There was a decrease in serious smoking cessation activity among U.S. adults during the COVID-19 pandemic, according to a study in JAMA Network Open. This decreased activity remained depressed for more than a year, indicating a need for health care workers to reengage smokers and assist them in quit attempts.
The study was conducted using 2011-2020 data on 788,008 individuals from the Behavioral Risk Factor Surveillance System survey who had smoked in the past year. Self-reported quit attempt were reported by current smokers who reported that they stopped smoking for more than 1 days during the past 12 months.
For the first time since 2011, the annual past-year quit attempt prevalence decreased from 2019 to 2020 from 65.2% to 63.2%. The researchers noted that the largest relative decreases were among people aged 45 to 64 (61.4% to 57.7%), those with two or more comorbidities (67.1% vs. 63.0%), and Black individuals (72.5% vs. 68.4%).
“These findings suggest an immediate decrease in serious quitting activity among US smokers after the COVID-19 pandemic onset, a decrease that persisted throughout 2020,” the researchers wrote.
The researchers also looked at changes in sales volumes of nicotine gum, lozenge, and patch brands before and during the pandemic. The observed mean four-week nicotine replacement therapy (NRT) sales volume pre-pandemic was 105.6 million gum pieces, 51.9 million lozenges, and 2.0 million patches. Compared with what was expected, the observed sales during the pandemic were lower by 13.0% for lozenges, 6.4% for patches, and 1.2% for gum. The deficit in lozenges sales persisted the longest.

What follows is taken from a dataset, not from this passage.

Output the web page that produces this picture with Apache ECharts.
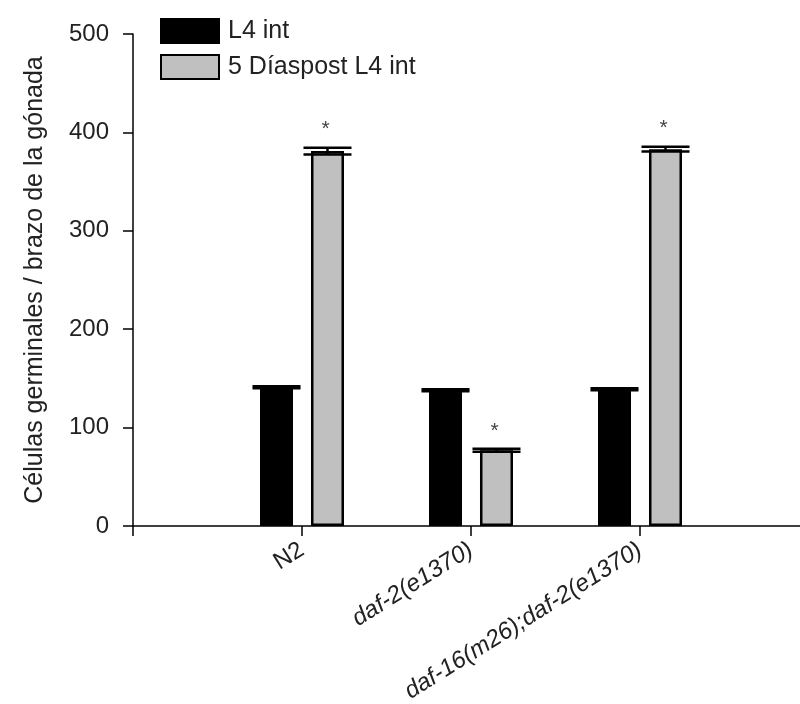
<!DOCTYPE html>
<html>
<head>
<meta charset="utf-8">
<script src="https://cdn.jsdelivr.net/npm/echarts@6/dist/echarts.min.js"></script>
<style>
  html, body { margin: 0; padding: 0; background: #fff; }
  #chart { width: 800px; height: 704px; }
</style>
</head>
<body>
<div id="chart"></div>
<script>
// Strains (blank slots pad the axis on both sides)
const categories = ['', 'N2', 'daf-2(e1370)', 'daf-16(m26);daf-2(e1370)', ''];
const seriesNames = ['L4 int', '5 Díaspost L4 int'];
// Germ cells per gonad arm: mean and error
const l4Values = [null, 141, 138, 139, null];
const l4Errors = [null, 1, 1, 1, null];
const postValues = [null, 381, 77, 383, null];
const postErrors = [null, 3.5, 1.5, 2.5, null];
const significant = [false, true, true, true, false];

const BAR_W = 33;
const BAR_GAP_PX = 18;
const OFFSET = (BAR_W + BAR_GAP_PX) / 2;
const FONT = '"Liberation Sans", Arial, sans-serif';
const FS = 24;

function errData(values, errors) {
  const out = [];
  values.forEach((v, i) => { if (v != null) out.push([i, v, errors[i], significant[i] ? 1 : 0]); });
  return out;
}

function makeErrorRenderer(offset, capW, showStar) {
  return function (params, api) {
    const idx = api.value(0), mean = api.value(1), err = api.value(2);
    const top = api.coord([idx, mean + err]);
    const bot = api.coord([idx, mean - err]);
    const cx = top[0] + offset;
    const style = { stroke: '#000', lineWidth: 2.5 };
    const children = [
      { type: 'line', shape: { x1: cx - capW / 2, y1: top[1], x2: cx + capW / 2, y2: top[1] }, style },
      { type: 'line', shape: { x1: cx - capW / 2, y1: bot[1], x2: cx + capW / 2, y2: bot[1] }, style },
      { type: 'line', shape: { x1: cx, y1: top[1], x2: cx, y2: bot[1] }, style }
    ];
    if (showStar && api.value(3)) {
      children.push({
        type: 'text',
        style: { text: '*', x: cx - 2, y: top[1] - 18, align: 'center', verticalAlign: 'middle',
                 fill: '#444', font: '21px ' + FONT }
      });
    }
    return { type: 'group', children };
  };
}

const chart = echarts.init(document.getElementById('chart'), null, { renderer: 'canvas' });
chart.setOption({
  animation: false,
  backgroundColor: '#fff',
  textStyle: { fontFamily: FONT },
  legend: {
    orient: 'vertical',
    left: 155, top: 13,
    itemWidth: 58, itemHeight: 24, itemGap: 10,
    icon: 'rect',
    data: seriesNames,
    textStyle: { fontSize: 25, color: '#222', fontFamily: FONT, padding: [0, 0, 0, 4] }
  },
  grid: { left: 133, width: 676, top: 34, bottom: 178, containLabel: false, outerBoundsMode: 'none' },
  xAxis: {
    type: 'category',
    data: categories,
    boundaryGap: false,
    axisLine: { lineStyle: { color: '#000', width: 1.5 } },
    axisTick: { show: true, alignWithLabel: true, interval: 0, length: 10, lineStyle: { color: '#000', width: 1.5 } },
    axisLabel: {
      interval: 0, rotate: 32, margin: 22,
      fontSize: FS, color: '#222', fontFamily: FONT,
      formatter: function (v) { return v === 'N2' ? '{n|' + v + '}' : '{i|' + v + '}'; },
      rich: {
        n: { fontSize: FS, color: '#222', fontFamily: FONT },
        i: { fontSize: FS, color: '#222', fontFamily: FONT, fontStyle: 'italic' }
      }
    },
    splitLine: { show: false }
  },
  yAxis: {
    type: 'value',
    min: 0, max: 500, interval: 100,
    name: 'Células germinales / brazo de la gónada',
    nameLocation: 'middle', nameRotate: 90, nameGap: 85,
    nameTextStyle: { fontSize: 25, color: '#222', fontFamily: FONT },
    axisLine: { show: true, lineStyle: { color: '#000', width: 1.5 } },
    axisTick: { show: true, length: 10, lineStyle: { color: '#000', width: 1.5 } },
    axisLabel: { fontSize: FS, color: '#222', margin: 24, fontFamily: FONT },
    splitLine: { show: false }
  },
  series: [
    {
      name: seriesNames[0], type: 'bar', data: l4Values,
      barWidth: BAR_W, barGap: (BAR_GAP_PX / BAR_W * 100).toFixed(1) + '%',
      itemStyle: { color: '#000', borderColor: '#000', borderWidth: 2 }
    },
    {
      name: seriesNames[1], type: 'bar', data: postValues,
      barWidth: BAR_W,
      itemStyle: { color: '#c0c0c0', borderColor: '#000', borderWidth: 2.5 }
    },
    {
      type: 'custom', name: 'err-l4', data: errData(l4Values, l4Errors),
      renderItem: makeErrorRenderer(-OFFSET, 48, false), z: 5,
      encode: { x: 0, y: 1 }, silent: true
    },
    {
      type: 'custom', name: 'err-post', data: errData(postValues, postErrors),
      renderItem: makeErrorRenderer(OFFSET, 48, true), z: 5,
      encode: { x: 0, y: 1 }, silent: true
    }
  ]
});
</script>
</body>
</html>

“NRT sales results suggest a continuation of this trend in 2021 quarter 1 but potentially a return to expected levels in 2021 quarter 2 based on NRT gum and patch sales,” the researchers wrote. “These findings are consistent with a report of a sustained decrease in cessation assistance calls to state quit lines from 2020 quarter 2 to 2021 quarter 1, followed by an increase in 2021 quarter 2.”
The researchers noted several limitations to the study, including the fact that NRT sales data is only a proxy for consumption, and the data did not include all states, online sales, or sales in health care settings.
They suggest that decreases in quit attempts may be due to COVID-19 related stress coping or health care disruptions that reduced access to cessation treatments.
Based on these results, there is an “urgent need to reengage smokers in evidence-based quitting strategies, especially among individuals experiencing disproportionately negative outcomes during the pandemic.”